Pods can't pull image from GCR after configuring google cloud sql proxy

980 Views Asked by At

I have a simple application (REST apis based on python and flask) that works well on Google kubernetes engine (GKE). My CI/CD setups create a docker image, push it to Google cloud registry (GCR) and then deploy it to GKE. Everything works well. Now, I added a database. It will be hosted on Google cloud SQL. To accees the database from kubernetes, I'm using google cloud sql proxy (as a side car) and workload identity as recommended by google.

My problem is, after configuring cloud sql proxy, I'm getting this error:

ImagePullBackOff: Cannot pull image 'gcr.io/xxx-project/xxx-image:xxx-tag' from the registry.
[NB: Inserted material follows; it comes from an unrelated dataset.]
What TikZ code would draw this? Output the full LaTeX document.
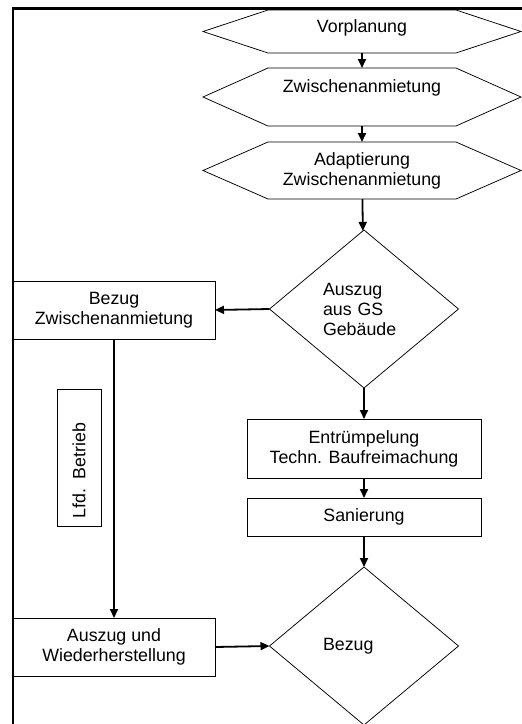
\documentclass[tikz,border=0pt]{standalone}
\usepackage{fontspec}
\setsansfont{Liberation Sans}
\usetikzlibrary{shapes.geometric,arrows.meta}
\tikzset{every picture/.style={/utils/exec={\sffamily}}}
\tikzset{
	shapeline/.style={draw=black,line width=0.75pt},
	label font/.style={font=\fontsize{17.8}{20}\selectfont},
	box/.style={shapeline,rectangle,outer sep=0pt,label font,align=center},
	hexbox/.style={rectangle,outer sep=0pt,minimum width=318pt,label font,align=center},
	decision/.style={shapeline,diamond,inner sep=0pt,outer sep=0pt,minimum width=189pt,minimum height=158pt,text width=82pt,align=left,label font},
	flow/.style={line width=1.8pt,-{Triangle[length=9pt,width=8pt]}},
	frame/.style={line width=2.5pt}
}
\newcommand{\hexframe}[1]{\draw[shapeline] (#1.west) -- ([xshift=65pt]#1.north west) -- ([xshift=-65pt]#1.north east) -- (#1.east) -- ([xshift=-65pt]#1.south east) -- ([xshift=65pt]#1.south west) -- cycle;}

\begin{document}
\begin{tikzpicture}[x=1pt,y=-1pt]
	\useasboundingbox (0,0) rectangle (522,724);
	\draw[frame] (13,724) -- (13,8.5) -- (522,8.5);

	% Sechsecke oben
	\node[hexbox,minimum height=43pt,text depth=10pt] (vor) at (362,31.5) {Vorplanung};
	\hexframe{vor}
	\node[hexbox,minimum height=58pt,text depth=22pt] (zwi) at (362,97) {Zwischenanmietung};
	\hexframe{zwi}
	\node[hexbox,minimum height=57pt] (adapt) at (362,170.5) {Adaptierung\\Zwischenanmietung};
	\hexframe{adapt}

	\node[decision] (ausgs) at (364,309) {Auszug\\aus GS\\Gebäude};

	\node[box,minimum width=202pt,minimum height=58pt] (bezzw) at (114,310) {Bezug\\Zwischenanmietung};
	\node[box,rotate=90,minimum width=137pt,minimum height=44pt,text width=121pt,align=left] (lfd) at (79,457.5) {Lfd. Betrieb};
	\node[box,minimum width=202pt,minimum height=58pt] (auswh) at (114,647) {Auszug und\\Wiederherstellung};

	\node[box,minimum width=234pt,minimum height=59pt] (entr) at (364,448.5) {Entrümpelung\\Techn. Baufreimachung};
	\node[box,minimum width=234pt,minimum height=38pt] (san) at (364,517) {Sanierung};
	\node[decision] (bezug) at (364,646) {Bezug};

	\draw[flow] (vor) -- (zwi);
	\draw[flow] (zwi) -- (adapt);
	\draw[flow] (adapt) -- (ausgs);
	\draw[flow] (ausgs.west) -- (bezzw.east);
	\draw[flow] (bezzw) -- (auswh);
	\draw[flow] (auswh.east) -- (bezug.west);
	\draw[flow] (ausgs) -- (entr);
	\draw[flow] (entr) -- (san);
	\draw[flow] (san) -- (bezug);
\end{tikzpicture}
\end{document}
the cloud sql proxy image is loaded correctly (I think because it's hosted in a public registry), but not my image, so the pod keeps crashing.

Something I missed? should I add docker credentials? It's weird because it was working before setting the cloud proxy!!

Many thanks for your help,

Best regards

1

There are 1 best solutions below

0
Tom Greenwood On

I think there's something important to understand here and it's that Autopilot doesn't use Workload Identity or anything to do with the pod's permissions to pull images. It uses the default compute service account for your project.

It is the nodes that need permission to pull images, not the pods. See this note from the GCP documentation on Workload Identity.

Note: Even with Workload Identity enabled, GKE still uses the configured Google Service Account for the node pool to pull container images from the image registry. If you encounter ImagePullBackOff or ErrImagePull errors, check the troubleshooting documentation.

I had the same thing happen to me and it turned out that the default compute service account had been deleted. It restored it (using these instructions Deleted Compute Engine default service account) and gave it storage.admin permissions and that resolved the issue.